— START DATA —

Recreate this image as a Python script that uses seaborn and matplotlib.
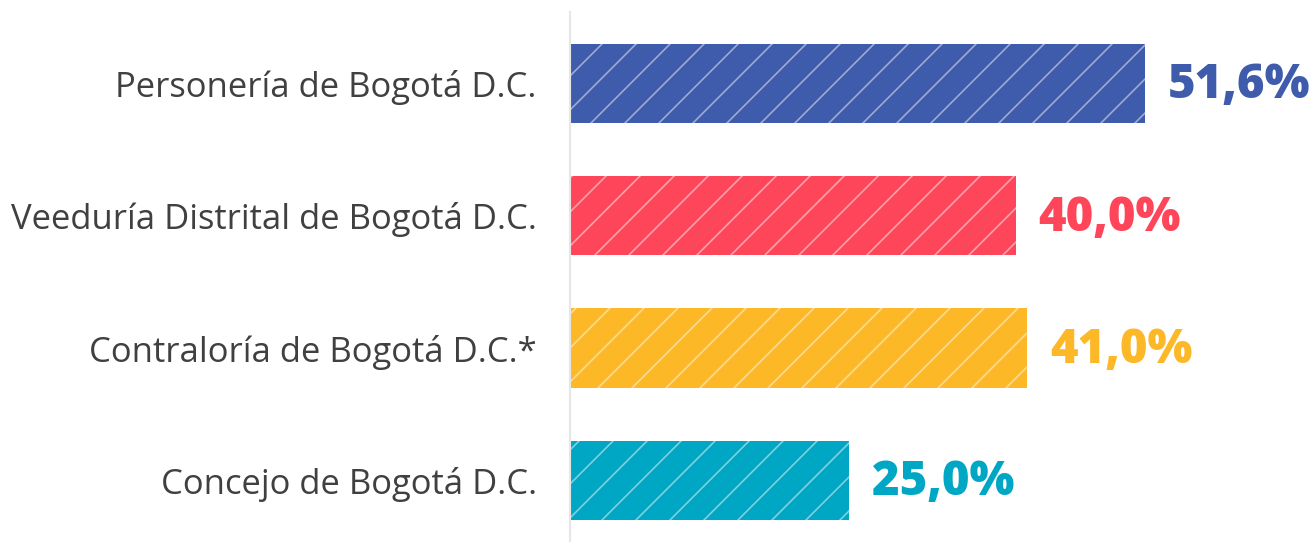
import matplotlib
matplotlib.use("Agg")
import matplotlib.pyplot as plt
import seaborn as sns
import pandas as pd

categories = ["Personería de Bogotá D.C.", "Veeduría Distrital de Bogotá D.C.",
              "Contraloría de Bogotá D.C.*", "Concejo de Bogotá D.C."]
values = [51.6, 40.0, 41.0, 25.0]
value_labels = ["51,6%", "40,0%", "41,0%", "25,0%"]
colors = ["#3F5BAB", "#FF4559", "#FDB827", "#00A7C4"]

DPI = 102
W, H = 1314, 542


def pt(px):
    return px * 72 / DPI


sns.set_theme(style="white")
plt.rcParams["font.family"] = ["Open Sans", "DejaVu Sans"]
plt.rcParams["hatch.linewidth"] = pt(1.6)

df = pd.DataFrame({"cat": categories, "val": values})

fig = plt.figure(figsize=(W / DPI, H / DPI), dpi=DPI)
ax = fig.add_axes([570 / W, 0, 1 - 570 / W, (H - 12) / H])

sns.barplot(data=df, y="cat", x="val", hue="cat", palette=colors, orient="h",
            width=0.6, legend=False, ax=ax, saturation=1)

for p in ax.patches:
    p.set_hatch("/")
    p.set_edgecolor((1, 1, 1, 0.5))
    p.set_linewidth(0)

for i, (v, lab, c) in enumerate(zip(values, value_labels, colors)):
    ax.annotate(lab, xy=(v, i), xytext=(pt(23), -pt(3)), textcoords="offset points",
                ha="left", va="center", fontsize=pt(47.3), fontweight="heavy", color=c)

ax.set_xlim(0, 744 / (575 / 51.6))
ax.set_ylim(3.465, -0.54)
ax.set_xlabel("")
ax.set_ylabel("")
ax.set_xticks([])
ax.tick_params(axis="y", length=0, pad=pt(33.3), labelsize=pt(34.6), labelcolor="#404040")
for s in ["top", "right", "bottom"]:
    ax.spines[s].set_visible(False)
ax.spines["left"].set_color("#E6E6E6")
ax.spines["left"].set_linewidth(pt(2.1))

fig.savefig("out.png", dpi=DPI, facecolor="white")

— END DATA —

> _EXERCISE DETAILS_
Everything from the first line to the line with "import pandas as pd" must be repeated exactly, and nothing else. Leave the pictures out.

> _SOLUTION_
Recreate this image as a Python script that uses seaborn and matplotlib.
import matplotlib
matplotlib.use("Agg")
import matplotlib.pyplot as plt
import seaborn as sns
import pandas as pd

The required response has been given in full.